Inevitably, a young player scoring such an abundance of goals at a lower-league club will catch the eye of the big teams. Thorpe signed for Premier League Fulham in early 1998, having scored 14 league goals for Luton already that season. His new manager was Kevin Keegan – the man whose Newcastle side Thorpe had helped to dump out of the FA Cup four years previously.
“People get vocal about this young striker who’s scoring all the goals,” he said. “It was great scoring 31 goals, but the second year, and then moving on, showed I was capable of doing it again.”
My parents were looking out for me from the living-room window as I made my way home from school, to make sure that they were the ones to break the news to me that Thorpe had left.
“Oh no, I’m sorry!” he interjected. It wasn’t his fault, of course; a third-tier striker scoring that many goals at a tiny, impoverished club was inevitably going to leave sooner rather than later.

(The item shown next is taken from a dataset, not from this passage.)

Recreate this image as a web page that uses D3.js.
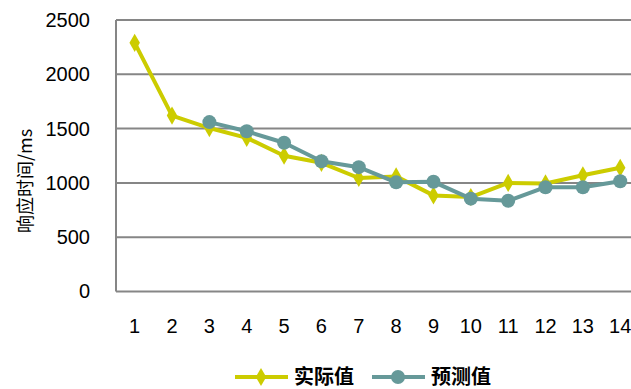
<!DOCTYPE html>
<html>
<head>
<meta charset="utf-8">
<script src="https://cdn.jsdelivr.net/npm/d3@7"></script>
<style>
  body { margin: 0; background: #fff; }
  svg { display: block; }
</style>
</head>
<body>
<svg id="chart" width="631" height="389"></svg>
<script>
// data
const categories = ['1', '2', '3', '4', '5', '6', '7', '8', '9', '10', '11', '12', '13', '14'];
const actual = [2290, 1620, 1505, 1415, 1250, 1185, 1045, 1060, 885, 870, 1000, 995, 1070, 1140];
const predicted = [null, null, 1560, 1475, 1370, 1200, 1145, 1005, 1010, 855, 835, 960, 960, 1015];
const yTicks = [0, 500, 1000, 1500, 2000, 2500];
const seriesNames = ['实际值', '预测值'];

const yellow = '#cccc00';
const teal = '#669999';
const gridColor = '#868686';

const margin = { top: 20, left: 116 };
const plotH = 271.5;
const step = 37.35;

const svg = d3.select('#chart');
const g = svg.append('g').attr('transform', 'translate(' + margin.left + ',' + margin.top + ')');

const x = d3.scaleBand().domain(categories).range([0, step * categories.length]);
const y = d3.scaleLinear().domain([0, 2500]).range([plotH, 0]);
const cx = d => x(d) + x.bandwidth() / 2;

// grid
g.selectAll('.grid').data(yTicks).enter().append('line')
  .attr('x1', 0).attr('x2', 600)
  .attr('y1', d => y(d)).attr('y2', d => y(d))
  .attr('stroke', gridColor).attr('stroke-width', 2);

g.append('line').attr('x1', 0).attr('x2', 0).attr('y1', 0).attr('y2', plotH)
  .attr('stroke', gridColor).attr('stroke-width', 2);

// y axis labels
const yAxis = g.append('g').call(d3.axisLeft(y).tickValues(yTicks).tickFormat(d3.format('d')).tickSize(0).tickPadding(26));
yAxis.select('.domain').remove();
yAxis.selectAll('text').attr('font-family', 'Liberation Sans, Arial, sans-serif').attr('font-size', 20).attr('fill', '#000');

// x axis labels
const xAxis = g.append('g').attr('transform', 'translate(0,' + plotH + ')')
  .call(d3.axisBottom(x).tickSize(0).tickPadding(27));
xAxis.select('.domain').remove();
xAxis.selectAll('text').attr('font-family', 'Liberation Sans, Arial, sans-serif').attr('font-size', 20).attr('fill', '#000');

// y title
svg.append('text')
  .attr('transform', 'translate(26,181) rotate(-90)')
  .attr('text-anchor', 'middle')
  .attr('dy', '0.36em')
  .attr('font-family', 'Noto Sans CJK SC, sans-serif')
  .attr('font-size', 18)
  .text('响应时间/ms');

const diamond = d3.symbol().type(d3.symbolDiamond).size(95);

// actual
const lineA = d3.line().defined(d => d[1] != null).x(d => cx(d[0])).y(d => y(d[1]));
const aData = categories.map((c, i) => [c, actual[i]]);
g.append('path').datum(aData).attr('d', lineA)
  .attr('fill', 'none').attr('stroke', yellow).attr('stroke-width', 4).attr('stroke-linejoin', 'round');
g.selectAll('.ma').data(aData).enter().append('path')
  .attr('d', diamond)
  .attr('transform', d => 'translate(' + cx(d[0]) + ',' + y(d[1]) + ')')
  .attr('fill', yellow);

// predicted
const pData = categories.map((c, i) => [c, predicted[i]]);
g.append('path').datum(pData).attr('d', lineA)
  .attr('fill', 'none').attr('stroke', teal).attr('stroke-width', 4).attr('stroke-linejoin', 'round');
g.selectAll('.mp').data(pData.filter(d => d[1] != null)).enter().append('circle')
  .attr('cx', d => cx(d[0])).attr('cy', d => y(d[1])).attr('r', 7)
  .attr('fill', teal);

// legend
const legend = svg.append('g').attr('transform', 'translate(0,377)');
const items = [
  { name: seriesNames[0], color: yellow, x0: 235 },
  { name: seriesNames[1], color: teal, x0: 372 }
];
items.forEach((it, i) => {
  legend.append('line').attr('x1', it.x0).attr('x2', it.x0 + 53).attr('y1', 0).attr('y2', 0)
    .attr('stroke', it.color).attr('stroke-width', 4);
  if (i === 0) {
    legend.append('path').attr('d', diamond).attr('transform', 'translate(' + (it.x0 + 26) + ',0)').attr('fill', it.color);
  } else {
    legend.append('circle').attr('cx', it.x0 + 26).attr('cy', 0).attr('r', 7).attr('fill', it.color);
  }
  legend.append('text').attr('x', it.x0 + 59).attr('y', 0).attr('dy', '0.34em')
    .attr('font-family', 'Noto Sans CJK SC, sans-serif').attr('font-size', 20).attr('font-weight', 'bold')
    .text(it.name);
});
</script>
</body>
</html>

“Luton needed the money. They’ve always been a selling club, and for somebody they paid nothing for, to balance the books and get rid of him for a million pounds – that was good money 22 years ago. Gates weren’t so good – they needed to offload me. In hindsight, I think it would have been better if I’d stayed until the end of the season and then gone – going to Fulham was probably not the right move for me. I don’t think I was ready for that level of expectation.”
Bristol City, who had been interested in him for many months, were tracking his progress, and he eventually moved there, spending four years at Ashton Gate. But Thorpe never really cut the ties with Luton. Every transfer deadline day, it seemed he was linked with a move back, and he returned on loan later that year, and again the year after, before making a permanent switch in 2002. He struck up a formidable partnership with Steve Howard – another one of my favourites – and all was well.
Except the club was still in dire financial straits, and any assets that could be shed were inevitably going to be furloughed. That included Thorpe, who went on the record urging everyone to stick together and then promptly left for QPR.
“That was when the shit hit the fan,” he admitted. “We’d had a great season, me and big Stevie Howard, scoring 50 goals between us, and then I left, in circumstances that the Luton fans have never really understood. We were in administration, the club didn’t care how much I was worth, and just wanted to offload me.”
When he returned to Kenilworth Road in QPR colours, he was received with fury by fans, who felt betrayed. That anger was perhaps understandable, but some of the abuse directed at him, and the chants directed at his family, must have been painful.
“I got absolutely destroyed. I get that. It’s only a game of football at the end of the day. [QPR manager] Ian Holloway used to say to me, ‘Tone, no-one ever kicks a dead dog.’ Nobody would be talking about it if you weren’t important to them. But no, it wasn’t very nice. Luton gave me an opportunity to be a professional footballer and I’ll never forget that. They’re a great club, close to my heart to my dying day, pretty much my number one club.
“I’ve never regretted it – I had two great years at QPR. But if I could flip it back, and not say the things I said, then I think my career leaving Luton wouldn’t have been tarnished. I scored 85 goals for that club. I would have broken 100 if I’d have stayed there. That gives me a bitter taste in my mouth.
“Otherwise I have fond memories. I try not to worry about it so much now.”
Now back in his native Leicester, he works outside football and is perfectly happy with that.
“I never wanted to go back into football permanently in terms of management or coaching, no, definitely not,” he confirmed.
Postscript – he says he has never been invited back to Kenilworth Road since he left the club for the final time.